Now, genetic testing of the skeletons reveals the homelands of the warriors—and unearths a shocker about early European diets: These soldiers couldn’t digest fresh milk.
Searching for more insight into the battle, researchers sequenced the DNA of 14 of the skeletons. They discovered the warriors all hailed from central Europe—what is today Germany, Poland, and the Czech Republic. Unfortunately, their genetic similarity offers little insight into why they fought
“We were hoping to find two different groups of people with different ethnic backgrounds, but no,” says study co-author Joachim Burger, a geneticist at the Johannes Gutenberg University of Mainz. “It’s disappointingly boring.”
However, two of the 14 skeletons were women, suggesting a more complex scene than archaeologists had reconstructed.
The study, published today in the journal Cell Biology, turned up a different surprise, too. None of the warriors had the genetic mutation that allows adults to digest milk, an ability known as lactase persistence that’s common in many Europeans.

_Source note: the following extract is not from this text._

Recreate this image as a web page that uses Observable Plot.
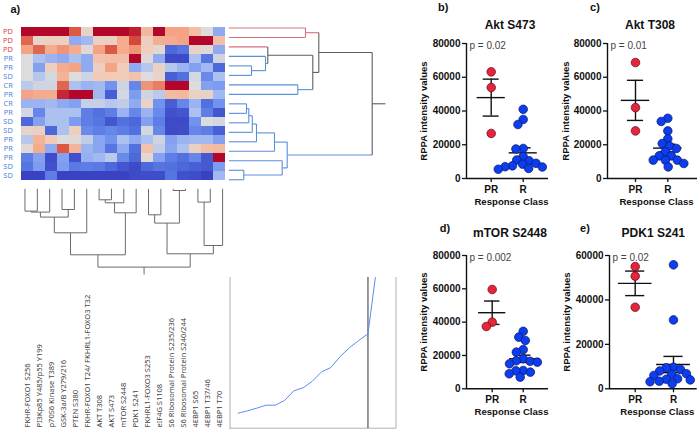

Other studies have shown lactase persistence was common in parts of Germany by 500 C.E., and widespread across the region by 1000 C.E. So the gene must have spread before that time, but after the battle just 2000 years earlier. That means that within about 100 generations, the mutation had penetrated populations across Europe. “That’s the strongest selection found in the human genome,” Burger says.
The finding only deepens the mystery of lactase persistence. In a 2007 study, Burger showed that Europe’s first farmers, living more than 8000 years ago, weren’t lactase persistent either. At the time, he argued that the mutation gradually spread along with the development of agriculture and herding, a theory supported by signs of milking and cheese- and yogurt-making in Stone Age Europe. People able to digest milk, the argument went, would be able to get more calories from their herds than those without, and more of their children would survive to pass on the gene.
But the Tollense skeletons show that at least 6000 more years went by before the gene for lactase persistence caught on. The DNA results also quash the theory, first proposed in 2015, that the gene for lactase persistence was imported to Western Europe at about 5000 B.C.E. by cow-herding nomads from the steppes of modern-day Ukraine and Russia, the Yamnaya people.
The results leave scientists more puzzled than ever about exactly when and why Europeans began to drink milk. “Natural genetic drift can’t explain it, and there’s no evidence that it was population turnover either,” says Christina Warinner, a geneticist at Harvard University and the Max Planck Institute for the Science of Human History who was not involved with the study. “It’s almost embarrassing that this is the strongest example of selection we have and we can’t really explain it.”
Perhaps something about fresh milk helped people ward off disease in the increasingly crowded and pathogen-ridden European towns and villages of the Iron Age and Roman period, Burger speculates. But he admits he’s baffled too. “We have to find a reason why you need this drink.”